Our decision renders moot any further issues raised by Mazgani. Appellate courts decide only actual controversies. Consistent therewith, it has been said that an action, originally based upon a justiciable controversy, cannot be maintained on appeal if the questions raised therein have become moot by subsequent events. (Giles v. Horn (2002) 100 Cal.App.4th 206, 226-227.) “A case is moot when the decision of the reviewing court ‘can have no practical impact or provide the parties effectual relief. [Citation.]’” (MHC Operating Limited Partnership v. City of San Jose (2003) 106 Cal.App.4th 204, 214.)
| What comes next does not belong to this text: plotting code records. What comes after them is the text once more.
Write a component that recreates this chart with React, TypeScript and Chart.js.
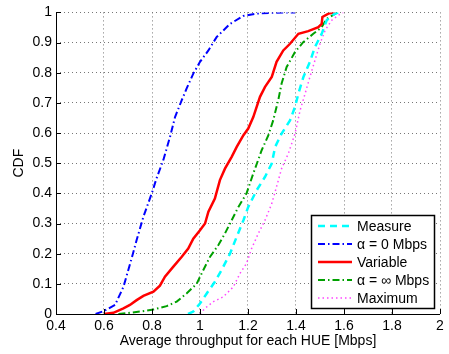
import React, { useEffect, useRef } from "react";
import { Chart, registerables } from "chart.js";

Chart.register(...registerables);

// ---- Data ----
const measureX = [0.95, 0.972, 1.0, 1.028, 1.062, 1.09, 1.125, 1.153, 1.181, 1.201, 1.236, 1.271, 1.299, 1.313, 1.34, 1.375, 1.396, 1.41, 1.431, 1.458, 1.479, 1.507, 1.528, 1.556, 1.576];
const measureY = [0, 0.008, 0.035, 0.068, 0.107, 0.146, 0.2, 0.256, 0.311, 0.355, 0.41, 0.455, 0.499, 0.554, 0.598, 0.642, 0.687, 0.731, 0.786, 0.836, 0.885, 0.929, 0.974, 0.993, 1.0];

const alpha0X = [0.565, 0.6, 0.646, 0.681, 0.715, 0.736, 0.764, 0.799, 0.819, 0.847, 0.875, 0.896, 0.924, 0.944, 0.972, 1.0, 1.035, 1.069, 1.125, 1.18, 1.236, 1.305, 1.396];
const alpha0Y = [0, 0.01, 0.03, 0.09, 0.184, 0.245, 0.322, 0.4, 0.45, 0.51, 0.587, 0.653, 0.709, 0.747, 0.797, 0.836, 0.874, 0.918, 0.962, 0.988, 0.996, 0.999, 1.0];

const variableX = [0.6, 0.639, 0.681, 0.708, 0.736, 0.764, 0.806, 0.833, 0.854, 0.889, 0.924, 0.951, 0.972, 1.0, 1.021, 1.035, 1.062, 1.083, 1.104, 1.132, 1.153, 1.181, 1.201, 1.222, 1.25, 1.271, 1.299, 1.319, 1.347, 1.375, 1.41, 1.451, 1.493, 1.507, 1.51, 1.535, 1.562];
const variableY = [0, 0.004, 0.019, 0.03, 0.046, 0.06, 0.074, 0.094, 0.124, 0.157, 0.19, 0.217, 0.25, 0.278, 0.3, 0.339, 0.383, 0.444, 0.482, 0.521, 0.554, 0.593, 0.615, 0.653, 0.72, 0.753, 0.786, 0.836, 0.874, 0.896, 0.929, 0.938, 0.951, 0.962, 0.985, 0.996, 1.0];

const alphaInfX = [0.66, 0.75, 0.806, 0.861, 0.903, 0.944, 0.986, 1.014, 1.042, 1.076, 1.104, 1.132, 1.16, 1.194, 1.222, 1.257, 1.285, 1.305, 1.326, 1.34, 1.361, 1.396, 1.431, 1.472, 1.507, 1.528, 1.569, 1.583];
const alphaInfY = [0, 0.008, 0.015, 0.026, 0.041, 0.068, 0.1, 0.146, 0.19, 0.228, 0.267, 0.311, 0.355, 0.4, 0.466, 0.543, 0.593, 0.642, 0.709, 0.764, 0.819, 0.869, 0.902, 0.929, 0.951, 0.979, 0.998, 1.0];

const maximumX = [1.0, 1.021, 1.056, 1.097, 1.139, 1.167, 1.194, 1.215, 1.243, 1.271, 1.299, 1.319, 1.34, 1.368, 1.396, 1.417, 1.438, 1.458, 1.479, 1.5, 1.521, 1.549, 1.576, 1.597];
const maximumY = [0, 0.019, 0.041, 0.057, 0.09, 0.135, 0.168, 0.217, 0.267, 0.311, 0.366, 0.422, 0.482, 0.532, 0.598, 0.675, 0.731, 0.786, 0.841, 0.896, 0.94, 0.974, 0.99, 1.0];

const seriesLabels = ["Measure", "\u03b1 = 0 Mbps", "Variable", "\u03b1 = \u221e Mbps", "Maximum"];
const xTickValues = [0.4, 0.6, 0.8, 1.0, 1.2, 1.4, 1.6, 1.8, 2.0];
const yTickValues = [0, 0.1, 0.2, 0.3, 0.4, 0.5, 0.6, 0.7, 0.8, 0.9, 1.0];
const xTitle = "Average throughput for each HUE [Mbps]";
const yTitle = "CDF";

const FONT = "'Liberation Sans', Arial, Helvetica, sans-serif";
const FS = 14;

const styles = [
  { color: "#00ffff", width: 2.5, dash: [7, 5] },
  { color: "#0000ff", width: 2, dash: [7, 3, 1.5, 3] },
  { color: "#ff0000", width: 2.5, dash: [] as number[] },
  { color: "#00a000", width: 2, dash: [7, 3, 1.5, 3] },
  { color: "#ff44ff", width: 1.5, dash: [1.5, 3] },
];

const toPts = (xs: number[], ys: number[]) => xs.map((x, i) => ({ x, y: ys[i] }));

const axisDecor = {
  id: "axisDecor",
  afterDraw(chart: any) {
    const { ctx, chartArea, scales } = chart;
    const xs = scales.x;
    const ys = scales.y;
    ctx.save();
    ctx.strokeStyle = "#000";
    ctx.lineWidth = 1;
    ctx.setLineDash([]);
    // solid axis lines
    ctx.beginPath();
    ctx.moveTo(chartArea.left + 0.5, chartArea.top);
    ctx.lineTo(chartArea.left + 0.5, chartArea.bottom + 0.5);
    ctx.lineTo(chartArea.right, chartArea.bottom + 0.5);
    ctx.stroke();
    // inward ticks
    xTickValues.forEach((v) => {
      const px = Math.round(xs.getPixelForValue(v)) + 0.5;
      ctx.beginPath();
      ctx.moveTo(px, chartArea.bottom);
      ctx.lineTo(px, chartArea.bottom - 5);
      ctx.stroke();
    });
    yTickValues.forEach((v) => {
      const py = Math.round(ys.getPixelForValue(v)) + 0.5;
      ctx.beginPath();
      ctx.moveTo(chartArea.left, py);
      ctx.lineTo(chartArea.left + 5, py);
      ctx.stroke();
    });
    // legend
    const lx = 311, ly = 215, lw = 123, lh = 93;
    ctx.fillStyle = "#fff";
    ctx.fillRect(lx, ly, lw, lh);
    ctx.strokeStyle = "#000";
    ctx.lineWidth = 1.5;
    ctx.strokeRect(lx + 0.5, ly + 0.5, lw, lh);
    ctx.font = `${FS}px ${FONT}`;
    ctx.textBaseline = "middle";
    ctx.textAlign = "left";
    seriesLabels.forEach((lab, i) => {
      const y = ly + 11 + i * 18;
      const s = styles[i];
      ctx.strokeStyle = s.color;
      ctx.lineWidth = s.width;
      ctx.setLineDash(s.dash);
      ctx.beginPath();
      ctx.moveTo(lx + 7, y);
      ctx.lineTo(lx + 41, y);
      ctx.stroke();
      ctx.setLineDash([]);
      ctx.fillStyle = "#000";
      ctx.fillText(lab, lx + 46, y + 1);
    });
    ctx.restore();
  },
};

export default function App() {
  const ref = useRef<HTMLCanvasElement | null>(null);
  useEffect(() => {
    if (!ref.current) return;
    const data = [
      toPts(measureX, measureY),
      toPts(alpha0X, alpha0Y),
      toPts(variableX, variableY),
      toPts(alphaInfX, alphaInfY),
      toPts(maximumX, maximumY),
    ];
    const chart = new Chart(ref.current, {
      type: "line",
      data: {
        datasets: data.map((d, i) => ({
          label: seriesLabels[i],
          data: d,
          borderColor: styles[i].color,
          borderWidth: styles[i].width,
          borderDash: styles[i].dash,
          pointRadius: 0,
          tension: 0,
          fill: false,
        })),
      },
      options: {
        animation: false,
        responsive: false,
        parsing: false as any,
        layout: { padding: { top: 12, right: 9, left: 0, bottom: 0 } },
        plugins: { legend: { display: false }, tooltip: { enabled: false } },
        scales: {
          x: {
            type: "linear",
            min: 0.4,
            max: 2,
            afterFit: (s: any) => { s.height = 40; },
            afterBuildTicks: (s: any) => { s.ticks = xTickValues.map((v) => ({ value: v })); },
            ticks: {
              padding: 4,
              color: "#000",
              font: { family: FONT, size: FS },
              callback: (v: any) => String(Number(Number(v).toFixed(1))),
            },
            grid: { color: "#777", lineWidth: 1, drawTicks: false, tickLength: 0 },
            border: { display: false, dash: [1, 3] } as any,
            title: { display: true, text: xTitle, color: "#000", font: { family: FONT, size: FS }, padding: { top: 0, bottom: 4 } },
          },
          y: {
            type: "linear",
            min: 0,
            max: 1,
            afterFit: (s: any) => { s.width = 56; },
            afterBuildTicks: (s: any) => { s.ticks = yTickValues.map((v) => ({ value: v })); },
            ticks: {
              padding: 4,
              color: "#000",
              font: { family: FONT, size: FS },
              callback: (v: any) => String(Number(Number(v).toFixed(1))),
            },
            grid: { color: "#777", lineWidth: 1, drawTicks: false, tickLength: 0 },
            border: { display: false, dash: [1, 3] } as any,
            title: { display: true, text: yTitle, color: "#000", font: { family: FONT, size: FS }, padding: { top: 11, bottom: 0 } },
          },
        },
      },
      plugins: [axisDecor],
    } as any);
    return () => chart.destroy();
  }, []);
  return (
    <div style={{ position: "absolute", left: 0, top: 0, width: 449, height: 354, background: "#fff" }}>
      <canvas ref={ref} width={449} height={354} style={{ display: "block" }} />
    </div>
  );
}
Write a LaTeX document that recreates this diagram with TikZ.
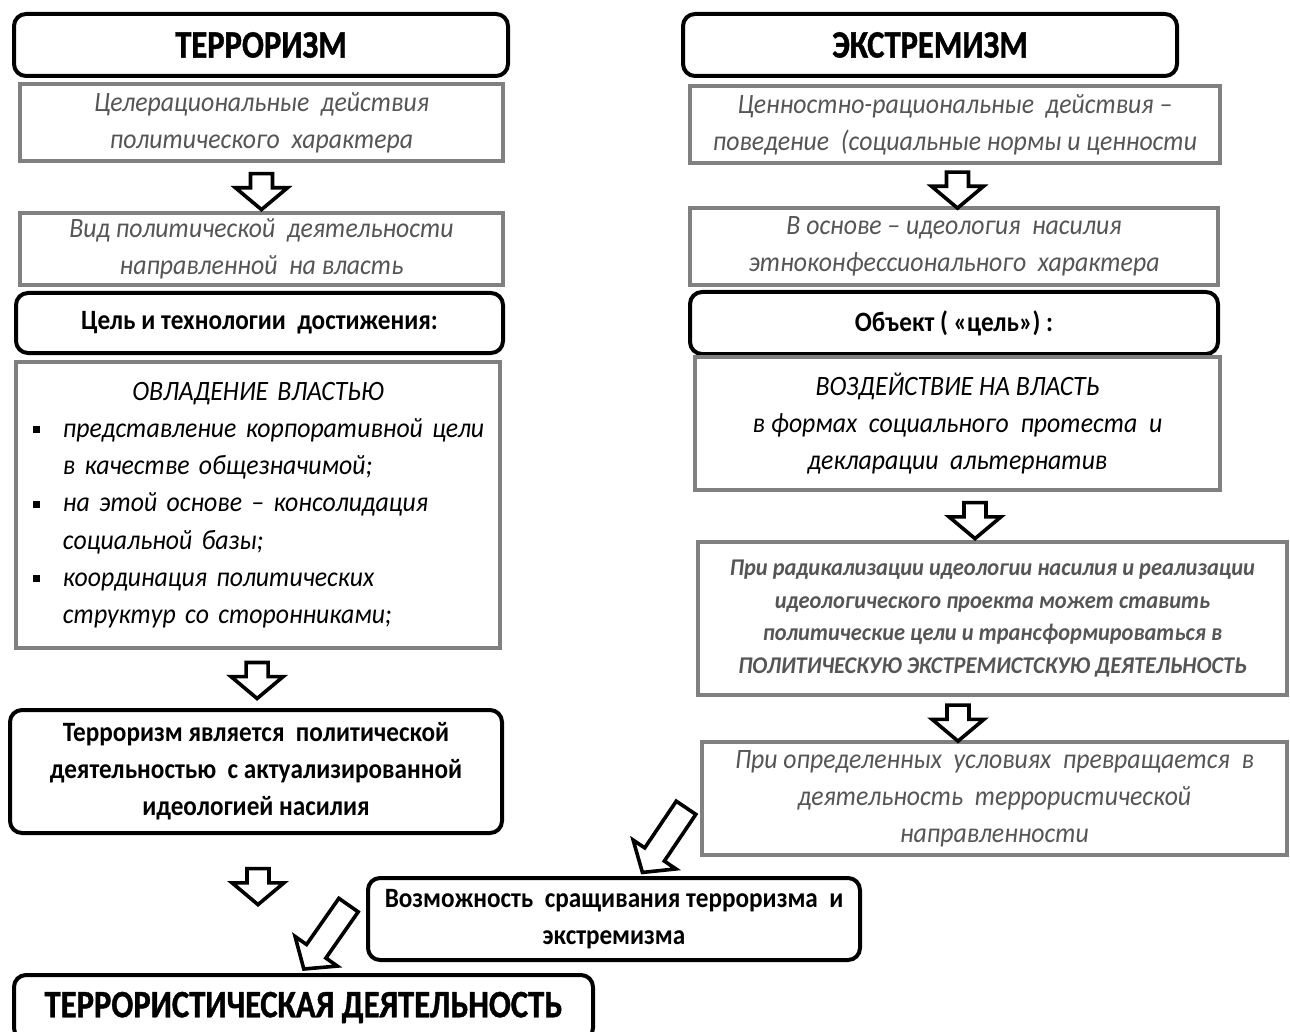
\documentclass[tikz,border=0pt]{standalone}
\usepackage{fontspec}
\setmainfont{Carlito}
\usetikzlibrary{shapes.arrows,calc}
\definecolor{bordergray}{HTML}{808080}
\definecolor{textgray}{HTML}{555555}
\newcommand{\fsz}[2]{\fontsize{#1pt}{#2pt}\selectfont}
\newcommand{\headfont}{\bfseries\addfontfeatures{FakeStretch=0.84,FakeBold=1}}
\newcommand{\bfn}{\bfseries\addfontfeatures{FakeStretch=0.9}}
\newcommand{\itn}{\itshape\addfontfeatures{FakeStretch=0.92}}
\newcommand{\bitn}{\bfseries\itshape\addfontfeatures{FakeStretch=0.935}}
\newcommand{\blt}{\makebox[15pt][l]{\rule[0.3ex]{3.5pt}{3.5pt}}}
\begin{document}
\begin{tikzpicture}[x=0.5pt,y=-0.5pt,
  blackbox/.style={draw=black, line width=2pt, rounded corners=6pt, fill=white, align=center, inner sep=0pt},
  graybox/.style={draw=bordergray, line width=1.6pt, fill=white, align=center, inner sep=0pt},
  graytext/.style={text=textgray, font=\fsz{14}{18.5}\itn},
  hollow/.style={single arrow, draw=black, line width=1.8pt, fill=white, inner sep=4.6pt,
    single arrow head extend=7.5pt, single arrow tip angle=100, minimum height=18pt},
  diaghollow/.style={hollow, minimum height=39pt, inner sep=5pt, single arrow head extend=7pt}
]
\clip (0,0) rectangle (1290,1032);
\useasboundingbox (0,0) rectangle (1290,1032);
\fill[white] (0,0) rectangle (1290,1032);

% ---------------- left column ----------------
\node[blackbox, minimum width=247pt, minimum height=31pt, font=\fsz{19.4}{22}\headfont] (terr) at (261,45) {ТЕРРОРИЗМ};
\node[graybox, graytext, minimum width=241.5pt, minimum height=38.5pt] (t1) at (261.5,122.5)
  {Целерациональные\ \ действия\\политического\ \ характера};
\node[graybox, graytext, minimum width=241.5pt, minimum height=36pt] (t2) at (261.5,249)
  {Вид политической\ \ деятельности\\направленной\ \ на власть};
\node[blackbox, minimum width=243.5pt, minimum height=30pt, font=\fsz{14}{18}\bfn] (t3) at (259.5,323)
  {Цель и технологии\ \ достижения:};
\node[graybox, minimum width=242pt, minimum height=143pt, text width=242pt, align=left,
  font=\fsz{14}{18.6}\itn] (t4) at (258,505)
  {{\centering ОВЛАДЕНИЕ ВЛАСТЬЮ\par}
   \hspace*{8.5pt}\blt представление корпоративной цели\\
   \hspace*{23.5pt}в качестве общезначимой;\\
   \hspace*{8.5pt}\blt на этой основе -- консолидация\\
   \hspace*{23.5pt}социальной базы;\\
   \hspace*{8.5pt}\blt координация политических\\
   \hspace*{23.5pt}структур со сторонниками;};
\node[blackbox, minimum width=246pt, minimum height=61.5pt, font=\fsz{14}{18.5}\bfn] (t5) at (256,771.5)
  {Терроризм является\ \ политической\\деятельностью\ \ с актуализированной\\идеологией насилия};
\node[blackbox, minimum width=289.5pt, minimum height=32.5pt, font=\fsz{19.4}{22}\headfont] (tb) at (303.5,1007.5)
  {ТЕРРОРИСТИЧЕСКАЯ ДЕЯТЕЛЬНОСТЬ};

% ---------------- right column ----------------
\node[blackbox, minimum width=247pt, minimum height=31pt, font=\fsz{19.4}{22}\headfont] (ext) at (930,45) {ЭКСТРЕМИЗМ};
\node[graybox, graytext, minimum width=265pt, minimum height=38.5pt] (e1) at (955,124.5)
  {Ценностно-рациональные\ \ действия --\\поведение\ \ (социальные\ нормы и ценности};
\node[graybox, graytext, minimum width=264pt, minimum height=38.5pt] (e2) at (954,246.5)
  {В основе -- идеология\ \ насилия\\этноконфессионального\ \ характера};
\node[blackbox, minimum width=264pt, minimum height=31pt, font=\fsz{14}{18}\bfn] (e3) at (954,323)
  {Объект ( «цель») :};
\node[graybox, minimum width=262.5pt, minimum height=66.5pt, font=\fsz{14}{18.5}\itn] (e4) at (957.5,423.5)
  {ВОЗДЕЙСТВИЕ НА ВЛАСТЬ\\в формах\ \ социального\ \ протеста\ \ и\\декларации\ \ альтернатив};
\node[graybox, minimum width=294.5pt, minimum height=76.5pt, text=textgray, font=\fsz{12}{16.3}\bitn] (e5) at (992.5,618.5)
  {При радикализации идеологии насилия и реализации\\идеологического проекта может ставить\\политические цели и трансформироваться в\\ПОЛИТИЧЕСКУЮ ЭКСТРЕМИСТСКУЮ ДЕЯТЕЛЬНОСТЬ};
\node[graybox, graytext, minimum width=292.5pt, minimum height=56.5pt] (e6) at (994.5,798.5)
  {При определенных\ \ условиях\ \ превращается\ \ в\\деятельность\ \ террористической\\направленности};

% ---------------- joint box ----------------
\node[blackbox, minimum width=246pt, minimum height=41pt, font=\fsz{14}{18.5}\bfn] (v) at (614,919)
  {Возможность\ \ сращивания терроризма\ \ и\\экстремизма};

% ---------------- hollow arrows ----------------
\node[hollow, rotate=-90] (a1) at ($(t1.south)!0.5!(t2.north)$) {};
\node[hollow, rotate=-90] (a2) at ($(t4.south)!0.45!(t5.north)$) {};
\node[hollow, rotate=-90] (a3) at ($(t5.south)+(2,47)$) {};
\node[hollow, rotate=-90] (a4) at ($(e1.south)!0.5!(e2.north)+(3,0)$) {};
\node[hollow, rotate=-90] (a5) at ($(e4.south)!0.5!(e5.north)$) {};
\node[hollow, rotate=-90] (a6) at ($(e5.south)!0.5!(e6.north)-(35.5,0)$) {};
\node[diaghollow, rotate=236] (a7) at (667,836) {};
\node[diaghollow, rotate=235] (a8) at (329,933) {};
\end{tikzpicture}
\end{document}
However, we note there is no merit in Mazgani’s contention that she is (or may be) somehow harmed because, although the trial court granted her SLAPP motion as to every claim, in the minute order issued after the hearing on the motion, the court observed Clark might still be owed the relocation fee, and noted its order was made “without prejudice as to any . . . claims which Clark may elect to bring” regarding payment of the relocation fee. Mazgani’s entire appeal is devoted to the assertion that, having granted the SLAPP motion, the court was divested of authority to dismiss any claim “without prejudice,” or to invite Clark to “plead around” the facts that had made her original allegations vulnerable to the motion to strike. First, even if Mazgani’s legal argument was correct it would be irrelevant. Clark did not seek leave to amend or file a new action; Mazgani has not shown how she is harmed by the court’s ruling. Second, any legitimate fear Mazgani may have had was put to rest shortly after the hearing on the SLAPP motion, when the parties met to argue Mazgani’s motion for attorneys’ fees. Following that hearing, the court entered judgment dismissing Clark’s entire action “with prejudice.” Mazgani’s reliance on a conflicting notation in an earlier minute order is unfounded. If there is a conflict between the terms of the minute order and the judgment, the judgment controls. The minute order, or memorandum of decision, is merely a statement of the judge indicating what his or her decision will be. It is not the judgment, but a basis for the judgment. “Until a judgment is entered, it is not effectual for any purpose (Code Civ. Proc., § 664), and at any time before it is entered, the court may change its conclusions of law and enter a judgment different from that first announced. [Citations.] Moreover, a judge who has heard the evidence may at any time before entry of judgment amend or change his [or her] findings of fact. [Citations.]” (Phillips v. Phillips (1953) 41 Cal.2d 869, 874; Bay World Trading, Ltd. v. Nebraska Beef, Inc. (2002) 101 Cal.App.4th 135, 141.) Thus, even if the SLAPP motion was properly granted Mazgani would fare no better; her appeal is unfounded.

* * *

http://www.courtinfo.ca.gov/opinions/documents/B198309.PDF

Outcome: The judgment is reversed. Clark shall recover her costs of appeal.